*Problem to solve*. Your task is to write out only the lines running from the line with "Write the matplotlib code for this chart." to the line with "plt.rcParams['font.family'] = ['Lato', 'DejaVu", both ends kept, with no images.

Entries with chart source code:
(begin)

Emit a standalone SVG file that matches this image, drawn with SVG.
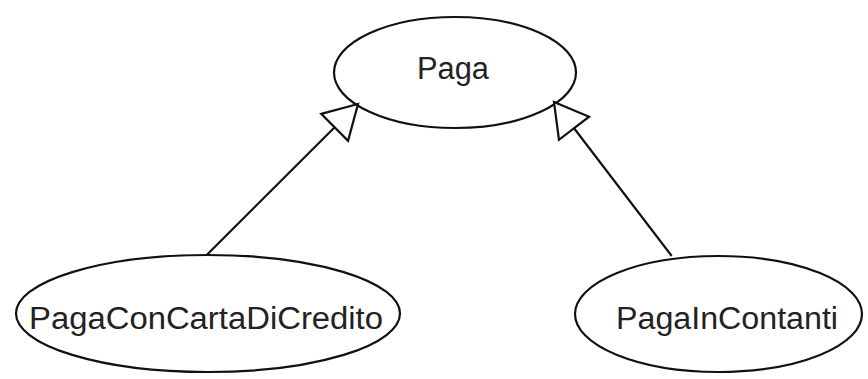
<svg xmlns="http://www.w3.org/2000/svg" width="868" height="379" viewBox="0 0 868 379">
<style>
.node ellipse{fill:#fff;stroke:#111;stroke-width:2.2}
.node text{font-family:"Liberation Sans",Arial,sans-serif;font-size:31px;fill:#222;text-anchor:middle}
.edge{stroke:#111;stroke-width:2.2;fill:none}
</style>
<defs>
<marker id="gen" markerUnits="userSpaceOnUse" viewBox="-37 -23 40 46" markerWidth="40" markerHeight="46" refX="0" refY="0" orient="auto">
<path d="M0,0 L-33,-19 L-33,19 Z" fill="#fff" stroke="#111" stroke-width="2.2" stroke-linejoin="miter"/>
</marker>
</defs>
<rect width="868" height="379" fill="#fff"/>
<g id="node-paga" class="node">
<ellipse cx="455" cy="72.5" rx="121" ry="55.5"/>
<text x="453" y="79" textLength="72" lengthAdjust="spacingAndGlyphs">Paga</text>
</g>
<g id="node-carta" class="node">
<ellipse cx="208" cy="313.5" rx="192" ry="58.5"/>
<text x="206" y="329" textLength="354" lengthAdjust="spacingAndGlyphs">PagaConCartaDiCredito</text>
</g>
<g id="node-contanti" class="node">
<ellipse cx="718.5" cy="314" rx="143.5" ry="58"/>
<text x="727" y="329" textLength="222" lengthAdjust="spacingAndGlyphs">PagaInContanti</text>
</g>
<g id="connectors">
<line class="edge" x1="206.7" y1="255" x2="358" y2="104" marker-end="url(#gen)"/>
<line class="edge" x1="671.7" y1="256" x2="554" y2="102" marker-end="url(#gen)"/>
</g>
</svg>
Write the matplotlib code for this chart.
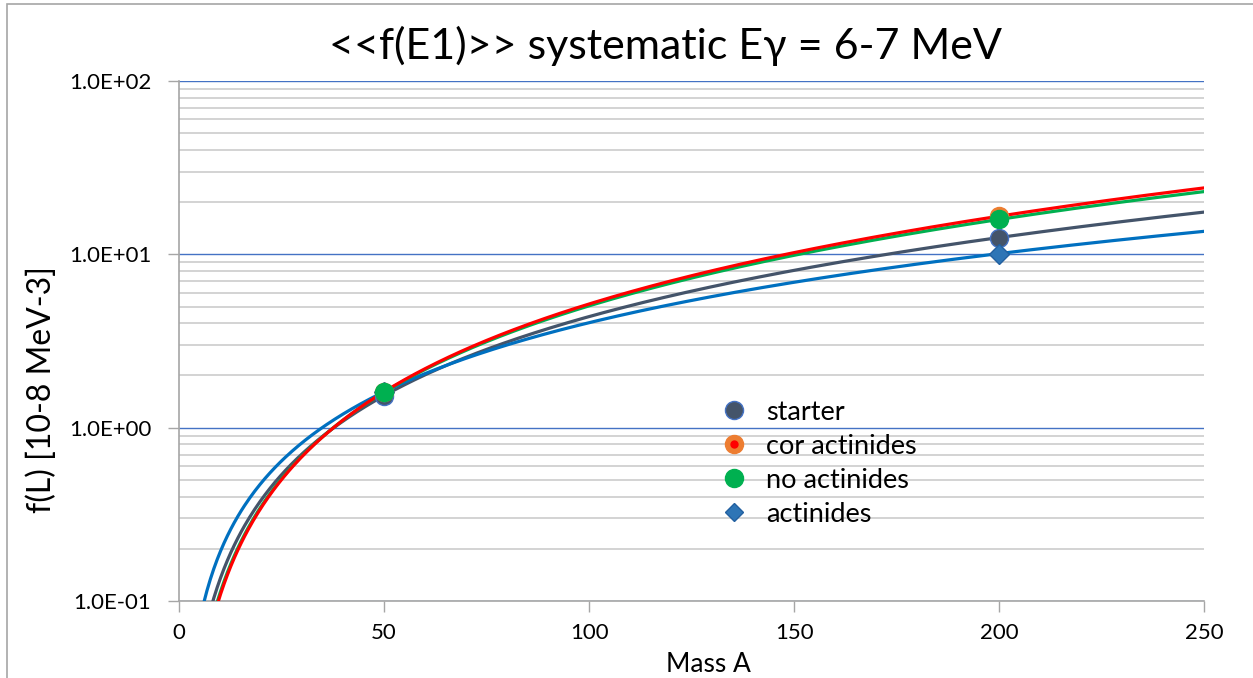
import numpy as np
import matplotlib
matplotlib.use("Agg")
from matplotlib import pyplot as plt
from matplotlib.patches import Rectangle
from matplotlib.lines import Line2D
from matplotlib.ticker import FixedLocator, FuncFormatter

plt.rcParams['font.family'] = ['Lato', 'DejaVu Sans']

# measured strength at the two reference masses
mass = [50, 200]
starter = [1.53, 12.5]
cor_actinides = [1.61, 16.6]
no_actinides = [1.60, 15.9]
actinides = [1.61, 10.1]

title = "<<f(E1)>> systematic E\u03b3 = 6-7 MeV"
x_ticks = [0, 50, 100, 150, 200, 250]
y_ticks = [0.1, 1, 10, 100]


def power_fit(x, y):
    # power-law trendline y = c * x^p, fitted in log-log space
    p, lc = np.polyfit(np.log(x), np.log(y), 1)
    xs = np.linspace(1, 250, 600)
    return xs, np.exp(lc) * xs ** p


fig = plt.figure(figsize=(12.53, 6.78), dpi=100)
ax = fig.add_axes([0.1429, 0.1136, 0.8180, 0.7669])

ax.set_yscale('log')
ax.set_xlim(0, 250)
ax.set_ylim(0.1, 100)

# grid
ax.yaxis.set_minor_locator(FixedLocator([m * 10.0 ** e for e in (-1, 0, 1) for m in range(2, 10)]))
ax.grid(which='minor', axis='y', color='#d0d0d0', lw=1.3, zorder=0)
ax.grid(which='major', axis='y', color='#4472c4', lw=1.0, zorder=0)
ax.set_axisbelow(True)

# trendlines
series = [
    (starter, '#44546a', 'starter'),
    (actinides, '#0070c0', 'actinides'),
    (no_actinides, '#00b050', 'no actinides'),
    (cor_actinides, '#ff0000', 'cor actinides'),
]
for vals, col, _ in series:
    xs, ys = power_fit(mass, vals)
    ax.plot(xs, ys, color=col, lw=2.3, zorder=3)

# data points
ax.plot(mass, starter, 'o', ms=13, mfc='#44546a', mec='#4472c4', mew=1, zorder=5)
ax.plot(mass, actinides, 'D', ms=10, mfc='#2e75b6', mec='#2360a0', mew=1, zorder=5)
ax.plot(mass, cor_actinides, 'o', ms=13, mfc='#ed7d31', mec='#ed7d31', mew=1, zorder=5)
ax.plot(mass, no_actinides, 'o', ms=13, mfc='#00b050', mec='#00b050', mew=1, zorder=6)

ax.set_xticks(x_ticks)
ax.set_yticks(y_ticks)
ax.yaxis.set_major_formatter(FuncFormatter(lambda v, _: f"{v:.1E}"))
ax.tick_params(axis='both', which='major', labelsize=16, length=8, width=1, color='#a6a6a6')
ax.tick_params(axis='y', which='major', pad=12)
ax.tick_params(axis='x', which='major', pad=8)
ax.tick_params(axis='y', which='minor', length=0)
for s in ('top', 'right'):
    ax.spines[s].set_visible(False)
for s in ('left', 'bottom'):
    ax.spines[s].set_color('#a6a6a6')
    ax.spines[s].set_linewidth(1.2)

fig.text(708 / 1253, 1 - 664 / 678, 'Mass A', ha='center', va='center', fontsize=19)
fig.text(42 / 1253, 1 - 390 / 678, 'f(L) [10-8 MeV-3]', ha='center', va='center',
         rotation=90, fontsize=23)
fig.text(0.531, 0.933, title, ha='center', va='center', fontsize=31)

# legend with marker-only entries
h_start = Line2D([], [], ls='none', marker='o', ms=13, mfc='#44546a', mec='#4472c4')
h_cor_o = Line2D([], [], ls='none', marker='o', ms=13, mfc='#ed7d31', mec='#ed7d31')
h_cor_r = Line2D([], [], ls='none', marker='o', ms=5, mfc='#ff0000', mec='#ff0000')
h_no = Line2D([], [], ls='none', marker='o', ms=13, mfc='#00b050', mec='#00b050')
h_act = Line2D([], [], ls='none', marker='D', ms=9, mfc='#2e75b6', mec='#2360a0')
leg = ax.legend([h_start, (h_cor_o, h_cor_r), h_no, h_act],
                ['starter', 'cor actinides', 'no actinides', 'actinides'],
                loc='upper left', bbox_to_anchor=(0.5015, 0.434), frameon=False,
                fontsize=19.5, handlelength=1.2, handletextpad=0.6, labelspacing=0.33)

fig.patches.append(Rectangle((7 / 1253, -0.05), 1.2, 1 - 4 / 678 + 0.05, transform=fig.transFigure,
                             fill=False, ec='#a6a6a6', lw=1.2))

fig.savefig('out.png', dpi=100)
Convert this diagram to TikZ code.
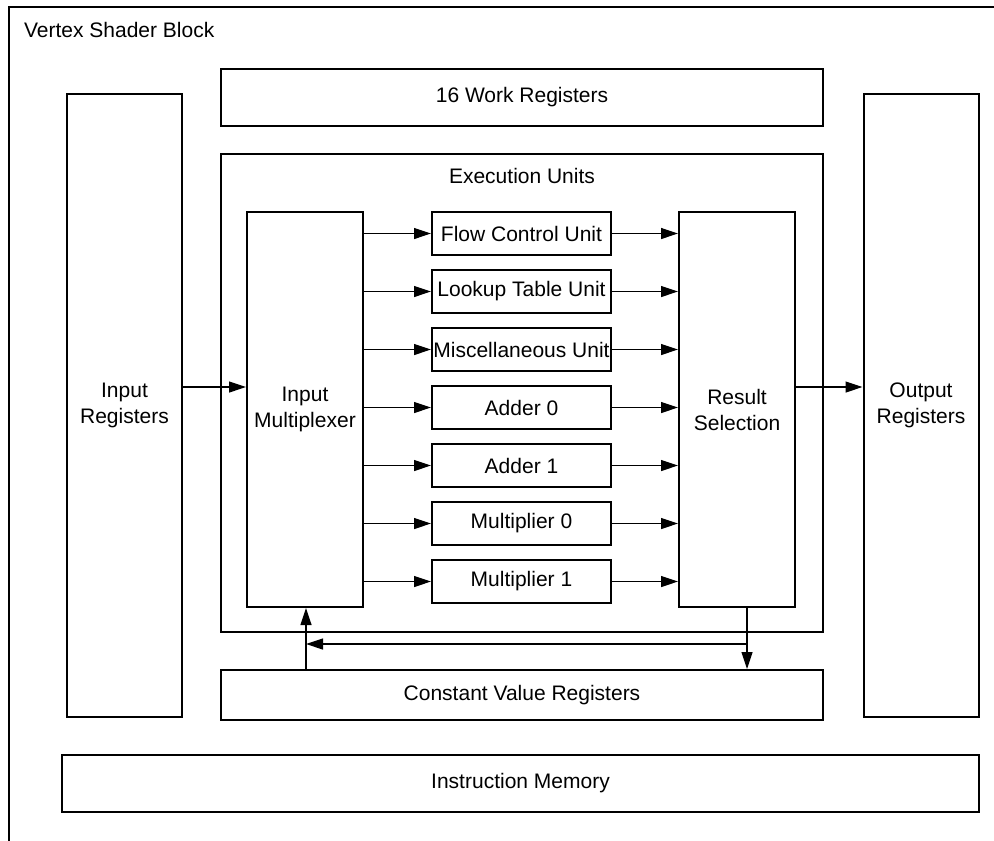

(end)

*Right answer*.
Write the matplotlib code for this chart.
import numpy as np
import matplotlib
matplotlib.use("Agg")
from matplotlib import pyplot as plt
from matplotlib.patches import Rectangle
from matplotlib.lines import Line2D
from matplotlib.ticker import FixedLocator, FuncFormatter

plt.rcParams['font.family'] = ['Lato', 'DejaVu Sans']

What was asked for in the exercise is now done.